» Problem:
A single run of lines is to be printed exactly: starting at the line with "Convert this chart" and ending at the line with "const xTicks = [0, 0.5, 1, 1.5, 2, 2.5, 3];", both included. Leave the pictures out.

» Records with drawing code:
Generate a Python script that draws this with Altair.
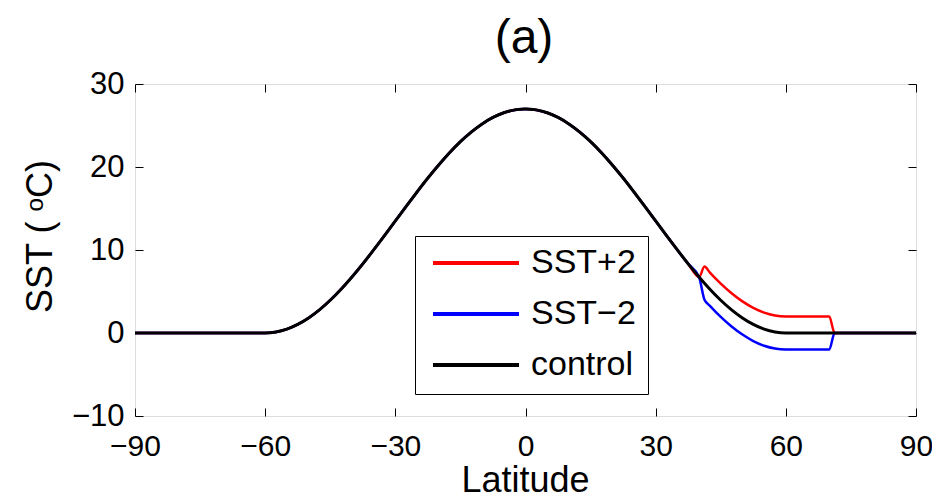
import altair as alt
import pandas as pd

# Latitude grid (degrees)
lat = [-90, -60, -57.5, -55, -52.5, -50, -47.5, -45, -42.5, -40, -37.5, -35, -32.5,
       -30, -27.5, -25, -22.5, -20, -17.5, -15, -12.5, -10, -7.5, -5, -2.5, 0,
       2.5, 5, 7.5, 10, 12.5, 15, 17.5, 20, 22.5, 25, 27.5, 30, 32.5, 35, 37.5,
       40, 41.25, 42.5, 45, 47.5, 50, 52.5, 55, 57.5, 60, 70, 71.25, 90]

# control SST (°C)
sst_control = [0, 0, 0.12, 0.46, 1.03, 1.81, 2.79, 3.95, 5.28, 6.75, 8.33, 10.01, 11.74,
               13.5, 15.26, 16.99, 18.67, 20.25, 21.72, 23.05, 24.21, 25.19, 25.97, 26.54, 26.88, 27,
               26.88, 26.54, 25.97, 25.19, 24.21, 23.05, 21.72, 20.25, 18.67, 16.99, 15.26, 13.5, 11.74, 10.01, 8.33,
               6.75, 6.0, 5.28, 3.95, 2.79, 1.81, 1.03, 0.46, 0.12, 0, 0, 0, 0]

# SST+2 experiment
sst_plus2 = [0, 0, 0.12, 0.46, 1.03, 1.81, 2.79, 3.95, 5.28, 6.75, 8.33, 10.01, 11.74,
             13.5, 15.26, 16.99, 18.67, 20.25, 21.72, 23.05, 24.21, 25.19, 25.97, 26.54, 26.88, 27,
             26.88, 26.54, 25.97, 25.19, 24.21, 23.05, 21.72, 20.25, 18.67, 16.99, 15.26, 13.5, 11.74, 10.01, 8.33,
             6.75, 8.0, 7.28, 5.95, 4.79, 3.81, 3.03, 2.46, 2.12, 2.0, 2.0, 0, 0]

# SST-2 experiment
sst_minus2 = [0, 0, 0.12, 0.46, 1.03, 1.81, 2.79, 3.95, 5.28, 6.75, 8.33, 10.01, 11.74,
              13.5, 15.26, 16.99, 18.67, 20.25, 21.72, 23.05, 24.21, 25.19, 25.97, 26.54, 26.88, 27,
              26.88, 26.54, 25.97, 25.19, 24.21, 23.05, 21.72, 20.25, 18.67, 16.99, 15.26, 13.5, 11.74, 10.01, 8.33,
              6.75, 4.0, 3.28, 1.95, 0.79, -0.19, -0.97, -1.54, -1.88, -2.0, -2.0, 0, 0]

series_names = ["SST+2", "SST\u22122", "control"]
series_colors = ["#ff0000", "#0000ff", "#000000"]
x_ticks = [-90, -60, -30, 0, 30, 60, 90]
y_ticks = [-10, 0, 10, 20, 30]
title_text = ["(a)"]

rows = []
for name, vals in zip(series_names, [sst_plus2, sst_minus2, sst_control]):
    for la, v in zip(lat, vals):
        rows.append({"lat": la, "sst": v, "series": name})
df = pd.DataFrame(rows)
df_title = pd.DataFrame({"t": title_text})

W, H = 781, 332
FONT = "Liberation Sans"

xscale = alt.Scale(domain=[-90, 90], nice=False, zero=False)
yscale = alt.Scale(domain=[-10, 30], nice=False, zero=False)

legend = alt.Legend(
    orient="none", legendX=280, legendY=152, title=None,
    symbolType="stroke", symbolSize=7396, symbolStrokeWidth=4,
    labelFontSize=34, labelFont=FONT, labelColor="black",
    strokeColor="black", fillColor="white", padding=12, symbolOffset=4,
    rowPadding=17, clipHeight=30, labelOffset=10,
)
color = alt.Color("series:N", scale=alt.Scale(domain=series_names, range=series_colors),
                  legend=legend)

def tick_axis(orient, offset):
    return alt.Axis(orient=orient, offset=offset,
                    values=x_ticks if orient in ("top", "bottom") else y_ticks,
                    labels=False, ticks=True, tickSize=8, tickColor="black", tickWidth=1,
                    domain=False, grid=False, title=None)

base = alt.Chart(df)

red = base.transform_filter(alt.datum.series == series_names[0]).mark_line(
    strokeWidth=2.5, interpolate="monotone").encode(
    x=alt.X("lat:Q", scale=xscale, axis=alt.Axis(
        orient="bottom", values=x_ticks, ticks=False, domain=False, grid=False,
        labelFont=FONT, labelFontSize=30, labelColor="black", labelPadding=15, labelFlush=False,
        title="Latitude", titleFont=FONT, titleFontSize=36, titleFontWeight="normal",
        titleColor="black", titleBaseline="alphabetic", titleX=390, titleY=75)),
    y=alt.Y("sst:Q", scale=yscale, axis=alt.Axis(
        orient="left", values=y_ticks, ticks=False, domain=False, grid=False,
        labelFont=FONT, labelFontSize=31, labelColor="black", labelPadding=11, labelFlush=False,
        title="SST ( \u1d52C)", titleFont=FONT, titleFontSize=36, titleFontWeight="normal",
        titleColor="black", titleBaseline="alphabetic", titleAngle=270, titleX=-84, titleY=152)),
    color=color,
)

blue = base.transform_filter(alt.datum.series == series_names[1]).mark_line(
    strokeWidth=2.5, interpolate="monotone").encode(
    x=alt.X("lat:Q", scale=xscale, axis=tick_axis("top", -H)),
    y=alt.Y("sst:Q", scale=yscale, axis=tick_axis("right", -W)),
    color=color,
)

black = base.transform_filter(alt.datum.series == series_names[2]).mark_line(
    strokeWidth=3, interpolate="monotone").encode(
    x=alt.X("lat:Q", scale=xscale, axis=tick_axis("bottom", -H)),
    y=alt.Y("sst:Q", scale=yscale, axis=tick_axis("left", -W)),
    color=color,
)

title = alt.Chart(df_title).mark_text(
    font=FONT, fontSize=48, color="black", align="center", baseline="alphabetic"
).encode(text="t:N", x=alt.value(389), y=alt.value(-31))

chart = alt.layer(red, blue, black, title).resolve_axis(x="independent", y="independent").properties(
    width=W, height=H,
    autosize=alt.AutoSizeParams(type="none"),
    padding={"left": 127, "top": 76, "right": 16, "bottom": 78},
).configure_view(stroke="black", strokeWidth=1.5).configure(background="white")

chart.save("out.html", embed_options={"renderer": "svg", "actions": False})
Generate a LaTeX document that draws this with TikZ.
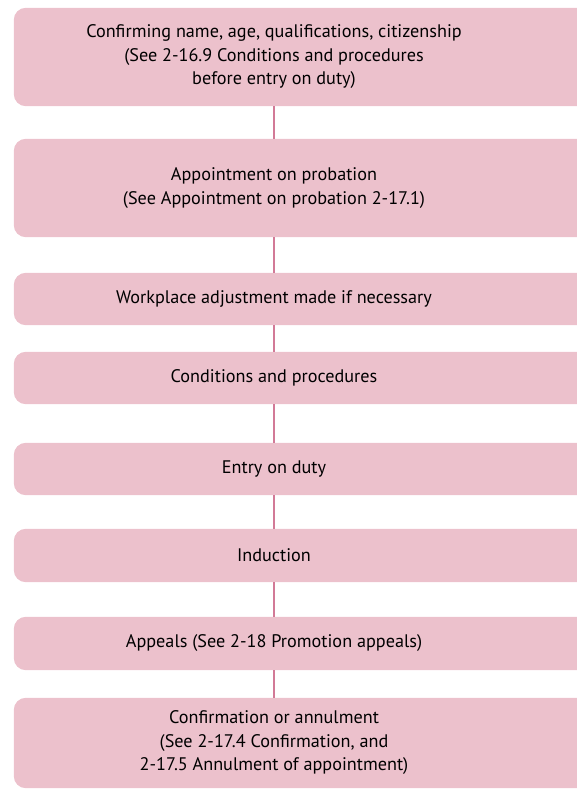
\documentclass[tikz,border=0pt]{standalone}
\usepackage{fontspec}
\setmainfont{PT Sans}
\usetikzlibrary{backgrounds}

\definecolor{stepfill}{HTML}{ECC1CC}
\definecolor{stepline}{HTML}{D27A97}

\tikzset{
  stepbox/.style={minimum width=518pt, align=center, inner sep=0pt,
    font=\fontsize{18.2}{23.5}\selectfont},
  link/.style={stepline, line width=1.1pt}
}

\begin{document}
\begin{tikzpicture}[x=1pt, y=-1pt]
\useasboundingbox (0,0) rectangle (576,790);

\node[stepbox, minimum height=98pt] (confirm) at (274,57)
  {Confirming name, age, qualifications, citizenship\\(See 2-16.9 Conditions and procedures\\before entry on duty)};
\node[stepbox, minimum height=98pt] (probation) at (274,188)
  {Appointment on probation\\(See Appointment on probation 2-17.1)};
\node[stepbox, minimum height=52pt] (adjust) at (274,299) {Workplace adjustment made if necessary};
\node[stepbox, minimum height=52pt] (conditions) at (274,378) {Conditions and procedures};
\node[stepbox, minimum height=52pt] (entry) at (274,469) {Entry on duty};
\node[stepbox, minimum height=53pt] (induction) at (274,555.5) {Induction};
\node[stepbox, minimum height=53pt] (appeals) at (274,643.5) {Appeals (See 2-18 Promotion appeals)};
\node[stepbox, minimum height=90pt] (outcome) at (274,743)
  {Confirmation or annulment\\(See 2-17.4 Confirmation, and\\2-17.5 Annulment of appointment)};

% pink panels run off the right edge
\begin{scope}[on background layer]
\foreach \n in {confirm,probation,adjust,conditions,entry,induction,appeals,outcome}
  \fill[stepfill, rounded corners=12pt] ([xshift=-1pt]\n.north west) rectangle ([xshift=90pt]\n.south east);
\end{scope}

\draw[link] (confirm) -- (probation);
\draw[link] (probation) -- (adjust);
\draw[link] (adjust) -- (conditions);
\draw[link] (conditions) -- (entry);
\draw[link] (entry) -- (induction);
\draw[link] (induction) -- (appeals);
\draw[link] (appeals) -- (outcome);
\end{tikzpicture}
\end{document}
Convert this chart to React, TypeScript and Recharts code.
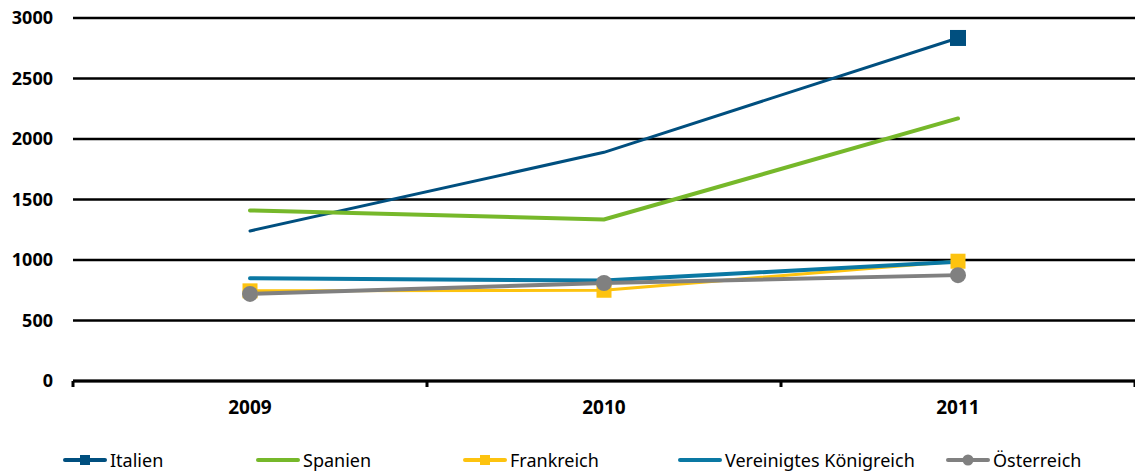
import React from 'react';
import { LineChart, Line, XAxis, YAxis, CartesianGrid, Legend } from 'recharts';

const years = ['2009', '2010', '2011'];
const italien = [1240, 1890, 2835];
const spanien = [1410, 1335, 2170];
const frankreich = [745, 750, 990];
const vereinigtesKoenigreich = [850, 830, 985];
const oesterreich = [720, 810, 875];
const yTicks = [0, 500, 1000, 1500, 2000, 2500, 3000];

const data = years.map((y, i) => ({
  pos: i + 0.5,
  year: y,
  italien: italien[i],
  spanien: spanien[i],
  frankreich: frankreich[i],
  vk: vereinigtesKoenigreich[i],
  oesterreich: oesterreich[i],
}));

const xTicks = [0, 0.5, 1, 1.5, 2, 2.5, 3];

const series = [
  { key: 'italien', name: 'Italien', color: '#004f7f', width: 3, marker: 'square', left: 63 },
  { key: 'spanien', name: 'Spanien', color: '#76b82a', width: 4, marker: 'none', left: 256 },
  { key: 'frankreich', name: 'Frankreich', color: '#fdc30f', width: 3, marker: 'square', left: 463 },
  { key: 'vk', name: 'Vereinigtes Königreich', color: '#0a78a3', width: 4, marker: 'none', left: 678 },
  { key: 'oesterreich', name: 'Österreich', color: '#808080', width: 4, marker: 'circle', left: 946 },
];

const font = "'Noto Sans', 'Open Sans', sans-serif";

const XTick = (props: any) => {
  const { x, y, payload } = props;
  const v = payload.value;
  if (Number.isInteger(v)) {
    return <line x1={x} x2={x} y1={y} y2={y + 6} stroke="#000" strokeWidth={3} />;
  }
  return (
    <text x={x} y={y + 33} textAnchor="middle" fontFamily={font} fontWeight={700} fontSize={19} fill="#000">
      {years[Math.floor(v)]}
    </text>
  );
};

const SquareDot = (color: string, size: number, onlyLast: boolean) => (props: any) => {
  const { cx, cy, index } = props;
  if (onlyLast && index !== years.length - 1) return <g key={index} />;
  return <rect key={index} x={cx - size / 2} y={cy - size / 2} width={size} height={size} fill={color} />;
};

const CircleDot = (color: string) => (props: any) => {
  const { cx, cy, index } = props;
  return <circle key={index} cx={cx} cy={cy} r={8} fill={color} />;
};

const LegendContent = () => (
  <div style={{ position: 'relative', height: 45, fontFamily: font, fontSize: 18, color: '#000' }}>
    {series.map((s) => (
      <div
        key={s.key}
        style={{ position: 'absolute', left: s.left, top: 19, display: 'flex', alignItems: 'center', whiteSpace: 'nowrap' }}
      >
        <svg width={44} height={14} style={{ marginRight: 3 }}>
          <line x1={2} x2={42} y1={7} y2={7} stroke={s.color} strokeWidth={4} strokeLinecap="round" />
          {s.marker === 'square' && <rect x={17} y={2} width={10} height={10} fill={s.color} />}
          {s.marker === 'circle' && <circle cx={22} cy={7} r={5.5} fill={s.color} />}
        </svg>
        <span style={{ lineHeight: '20px' }}>{s.name}</span>
      </div>
    ))}
  </div>
);

export default function App() {
  return (
    <div style={{ position: 'absolute', left: 0, top: 0, background: '#fff' }}>
      <LineChart width={1135} height={476} data={data} margin={{ top: 18, right: 0, left: 0, bottom: 0 }}>
        <CartesianGrid horizontal vertical={false} stroke="#000" strokeWidth={2.5} />
        <XAxis
          dataKey="pos"
          type="number"
          domain={[0, 3]}
          ticks={xTicks}
          interval={0}
          height={50}
          axisLine={{ stroke: '#000', strokeWidth: 3 }}
          tickLine={false}
          tickSize={0}
          tickMargin={0}
          tick={<XTick />}
        />
        <YAxis
          width={73}
          domain={[0, 3000]}
          ticks={yTicks}
          interval={0}
          axisLine={false}
          tickLine={false}
          tickSize={0}
          tickMargin={20}
          tick={{ fill: '#000', fontFamily: font, fontWeight: 700, fontSize: 18 }}
        />
        <Legend verticalAlign="bottom" height={45} content={<LegendContent />} />
        {series.map((s) => (
          <Line
            key={s.key}
            type="linear"
            dataKey={s.key}
            name={s.name}
            stroke={s.color}
            strokeWidth={s.width}
            strokeLinecap="round"
            isAnimationActive={false}
            activeDot={false}
            dot={
              s.key === 'italien'
                ? SquareDot(s.color, 16, true)
                : s.key === 'frankreich'
                ? SquareDot(s.color, 15, false)
                : s.key === 'oesterreich'
                ? CircleDot(s.color)
                : false
            }
          />
        ))}
      </LineChart>
    </div>
  );
}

» Task response:
Convert this chart to React, TypeScript and Recharts code.
import React from 'react';
import { LineChart, Line, XAxis, YAxis, CartesianGrid, Legend } from 'recharts';

const years = ['2009', '2010', '2011'];
const italien = [1240, 1890, 2835];
const spanien = [1410, 1335, 2170];
const frankreich = [745, 750, 990];
const vereinigtesKoenigreich = [850, 830, 985];
const oesterreich = [720, 810, 875];
const yTicks = [0, 500, 1000, 1500, 2000, 2500, 3000];

const data = years.map((y, i) => ({
  pos: i + 0.5,
  year: y,
  italien: italien[i],
  spanien: spanien[i],
  frankreich: frankreich[i],
  vk: vereinigtesKoenigreich[i],
  oesterreich: oesterreich[i],
}));

const xTicks = [0, 0.5, 1, 1.5, 2, 2.5, 3];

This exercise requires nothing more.